# INPUT DATA start
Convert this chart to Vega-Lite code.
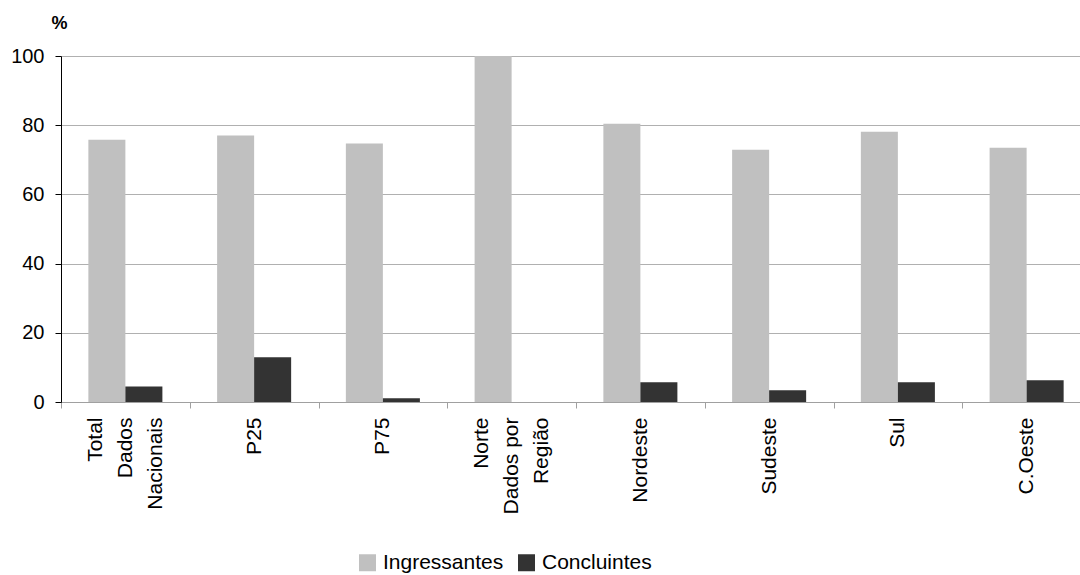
{
  "$schema": "https://vega.github.io/schema/vega-lite/v6.json",
  "width": 1019,
  "height": 346,
  "autosize": {"type": "none"},
  "padding": {"left": 61, "top": 56, "right": 0, "bottom": 173},
  "background": "white",
  "config": {"font": "Liberation Sans", "view": {"stroke": null}},
  "data": {
    "values": [
      {"regiao": "Total|Dados|Nacionais", "serie": "Ingressantes", "valor": 75.8},
      {"regiao": "Total|Dados|Nacionais", "serie": "Concluintes", "valor": 4.5},
      {"regiao": "P25", "serie": "Ingressantes", "valor": 77.0},
      {"regiao": "P25", "serie": "Concluintes", "valor": 12.9},
      {"regiao": "P75", "serie": "Ingressantes", "valor": 74.7},
      {"regiao": "P75", "serie": "Concluintes", "valor": 1.1},
      {"regiao": "Norte|Dados por|Região", "serie": "Ingressantes", "valor": 100},
      {"regiao": "Norte|Dados por|Região", "serie": "Concluintes", "valor": 0},
      {"regiao": "Nordeste", "serie": "Ingressantes", "valor": 80.4},
      {"regiao": "Nordeste", "serie": "Concluintes", "valor": 5.7},
      {"regiao": "Sudeste", "serie": "Ingressantes", "valor": 72.9},
      {"regiao": "Sudeste", "serie": "Concluintes", "valor": 3.4},
      {"regiao": "Sul", "serie": "Ingressantes", "valor": 78.1},
      {"regiao": "Sul", "serie": "Concluintes", "valor": 5.7},
      {"regiao": "C.Oeste", "serie": "Ingressantes", "valor": 73.5},
      {"regiao": "C.Oeste", "serie": "Concluintes", "valor": 6.3}
    ]
  },
  "mark": {"type": "bar"},
  "encoding": {
    "x": {
      "field": "regiao",
      "type": "nominal",
      "sort": null,
      "scale": {"range": [0, 1030], "paddingInner": 0.425, "paddingOuter": 0.2125},
      "axis": {
        "title": null,
        "labelAngle": -90,
        "labelAlign": "right",
        "labelBaseline": "middle",
        "labelFontSize": 21,
        "labelColor": "black",
        "labelPadding": 9,
        "labelLineHeight": 30,
        "labelExpr": "datum.value == 'Total|Dados|Nacionais' ? ['Total\u00a0\u00a0\u00a0\u00a0', 'Dados\u00a0\u00a0\u00a0', 'Nacionais'] : datum.value == 'Norte|Dados por|Região' ? ['Norte\u00a0\u00a0\u00a0\u00a0\u00a0', 'Dados por', 'Região\u00a0\u00a0\u00a0'] : datum.value",
        "labelOffset": {"expr": "64.375 - (length(split(datum.value, '|')) - 1) * 15"},
        "tickOffset": -64.375,
        "tickColor": "#a0a0a0",
        "tickSize": 6,
        "domainColor": "#a0a0a0",
        "grid": false
      }
    },
    "xOffset": {"field": "serie", "type": "nominal", "sort": ["Ingressantes", "Concluintes"]},
    "y": {
      "field": "valor",
      "type": "quantitative",
      "scale": {"domain": [0, 100]},
      "axis": {
        "values": [0, 20, 40, 60, 80, 100],
        "grid": true,
        "gridColor": "#b0b0b0",
        "domainColor": "black",
        "tickColor": "black",
        "tickSize": 6,
        "labelFontSize": 20,
        "labelColor": "black",
        "labelPadding": 11,
        "title": "%",
        "titleAngle": 0,
        "titleFontSize": 18,
        "titleFontWeight": "bold",
        "titleColor": "black",
        "titleX": -2,
        "titleY": -33,
        "titleAlign": "center",
        "titleBaseline": "middle"
      }
    },
    "color": {
      "field": "serie",
      "type": "nominal",
      "sort": ["Ingressantes", "Concluintes"],
      "scale": {"domain": ["Ingressantes", "Concluintes"], "range": ["#c0c0c0", "#333333"]},
      "legend": {
        "title": null,
        "orient": "none",
        "direction": "horizontal",
        "legendX": 296,
        "legendY": 496,
        "symbolType": "square",
        "symbolSize": 289,
        "symbolStrokeWidth": 0,
        "symbolOpacity": 1,
        "labelFontSize": 21,
        "labelColor": "black",
        "labelOffset": 5,
        "columnPadding": 12
      }
    }
  }
}
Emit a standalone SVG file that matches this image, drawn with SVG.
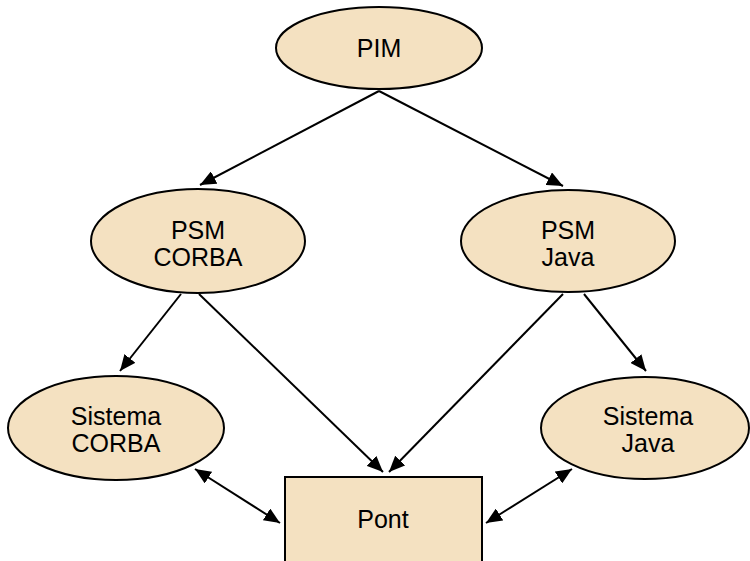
# INPUT DATA end
▶ **REQUEST**
Only the number is wanted: how many lines above include the word "this"?

▶ **SOLUTION TO THE PROBLEM**
2